Multiple Roles of Alkanethiolate‐Ligands in Direct Formation of H2O2 over Pd Nanoparticles

Coadsorbed organic species including thiolates can promote direct synthesis of hydrogen peroxide from H2 and O2 over Pd particles. Here, density functional theory based kinetic modeling, augmented with activity measurements and vibrational spectroscopy are used to provide atomistic understanding of direct H2O2 formation over alkylthiolate(RS) Pd. We find that the RS species are oxidized during reaction conditions yielding RSO2 as the effective ligand. The RSO2 ligand shows superior ability for proton transfer to the intermediate surface species OOH, which accelerates the formation of H2O2. The ligands promote the selectivity also by blocking sites for unselective water formation and by modifying the electronic structure of Pd.

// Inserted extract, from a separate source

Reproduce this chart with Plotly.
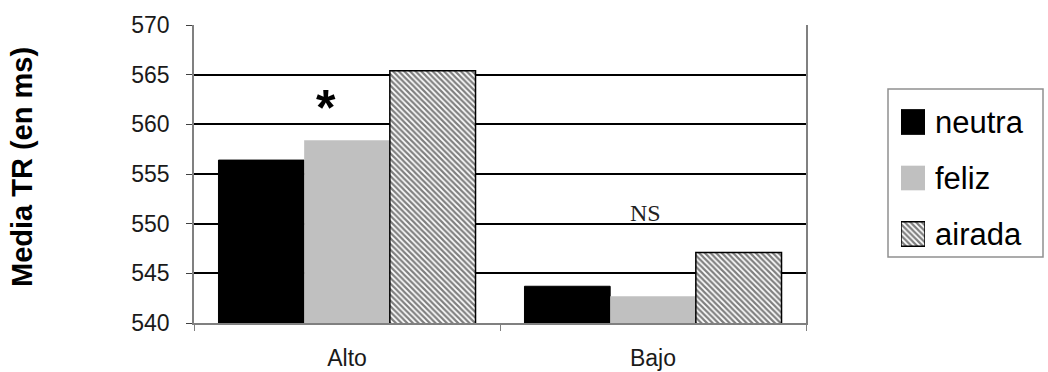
import plotly.graph_objects as go

categories = ["Alto", "Bajo"]
neutra = [556.4, 543.7]
feliz = [558.4, 542.7]
airada = [565.4, 547.1]
series_names = ["neutra", "feliz", "airada"]
y_ticks = [540, 545, 550, 555, 560, 565, 570]
y_title = "Media TR (en ms)"
sig_labels = ["*", "NS"]

W, H = 1048, 372
ML, MR, MT, MB = 194, 5, 25, 49
PW = W - ML - MR
PH = H - MT - MB


def px_x(p):
    return (p - ML) / PW


def px_y(p):
    return (H - MB - p) / PH


styles = [
    dict(color="black", line=dict(color="black", width=1)),
    dict(color="#c0c0c0", line=dict(color="#c0c0c0", width=0)),
    dict(color="white", line=dict(color="black", width=1.5),
         pattern=dict(shape="\\", fgcolor="black", bgcolor="white", size=4, solidity=0.55)),
]
values = [neutra, feliz, airada]

fig = go.Figure()
for name, vals, st in zip(series_names, values, styles):
    fig.add_trace(go.Bar(x=categories, y=vals, name=name, marker=st,
                         xaxis="x", yaxis="y", showlegend=False))
# legend swatches drawn as bars on a hidden auxiliary axis
for name, st in zip(series_names, styles):
    fig.add_trace(go.Bar(y=[name], x=[1], orientation="h", marker=st,
                         xaxis="x2", yaxis="y2", width=0.44, offsetgroup="leg",
                         showlegend=False, hoverinfo="skip"))

annotations = [
    dict(text="<b>" + y_title + "</b>", xref="paper", yref="paper",
         x=px_x(22), y=px_y(167), textangle=-90, showarrow=False,
         font=dict(size=29, color="black"), xanchor="center", yanchor="middle"),
    dict(text="<b>" + sig_labels[0] + "</b>", xref="x", yref="y", x=-0.069, y=561.6,
         showarrow=False, font=dict(size=50, color="black", family="Liberation Sans"),
         xanchor="center", yanchor="middle"),
    dict(text=sig_labels[1], xref="x", yref="y", x=0.974, y=550.0,
         showarrow=False, font=dict(size=24, color="#222", family="Liberation Serif"),
         xanchor="center", yanchor="bottom", yshift=-4),
]
for name in series_names:
    annotations.append(dict(text=name, xref="paper", yref="y2", x=px_x(933), y=name,
                            showarrow=False, xanchor="left", yanchor="middle",
                            font=dict(size=31, color="black")))

fig.update_layout(
    width=W, height=H,
    margin=dict(l=ML, r=MR, t=MT, b=MB),
    paper_bgcolor="white", plot_bgcolor="white",
    barmode="group", bargap=0.16, bargroupgap=0,
    font=dict(family="Liberation Sans, Arial", color="#1a1a1a"),
    showlegend=False,
    xaxis=dict(type="category", domain=[0, px_x(806)], anchor="y", automargin=False,
               showline=True, linecolor="#808080", linewidth=1.5,
               ticks="outside", tickson="boundaries", ticklen=6, tickcolor="#808080",
               tickfont=dict(size=23), ticklabelstandoff=14, showgrid=False),
    yaxis=dict(range=[540, 570], tickvals=y_ticks, showline=True, mirror=True,
               anchor="x", automargin=False,
               linecolor="#808080", linewidth=1.5, ticks="outside", ticklen=6,
               tickcolor="#404040", tickfont=dict(size=23), ticklabelstandoff=12,
               showgrid=True, gridcolor="black", gridwidth=2, zeroline=False),
    xaxis2=dict(domain=[px_x(901), px_x(925)], range=[0, 1], anchor="y2",
                visible=False, fixedrange=True),
    yaxis2=dict(domain=[px_y(262), px_y(94)], type="category", autorange="reversed",
                anchor="x2", visible=False, fixedrange=True),
    shapes=[dict(type="rect", xref="paper", yref="paper",
                 x0=px_x(888), x1=px_x(1043), y0=px_y(257), y1=px_y(89),
                 line=dict(color="#909090", width=1.5), fillcolor="rgba(0,0,0,0)")],
    annotations=annotations,
)

fig.write_html("out.html")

The work rationalizes observations of enhanced selectivity of direct H2O2 formation over ligand‐funtionalized Pd nanoparticles and shows that engineering of organic surface modifiers can be used to promote desired hydrogen transfer routes. Under the reaction conditions of direct H2O2 formation over alkylthiolate(RS) decorated Pd, we find that the RS is oxidized yielding RSO2 as the effective ligand. The RSO2 ligand shows superior ability for proton transfer to the intermediate surface species OOH, which accelerates the formation of H2O2. The superior selectivity and yield by thiolate‐decorated Pd as compared to uncoated Pd nanoparticles is confirmed by experiments.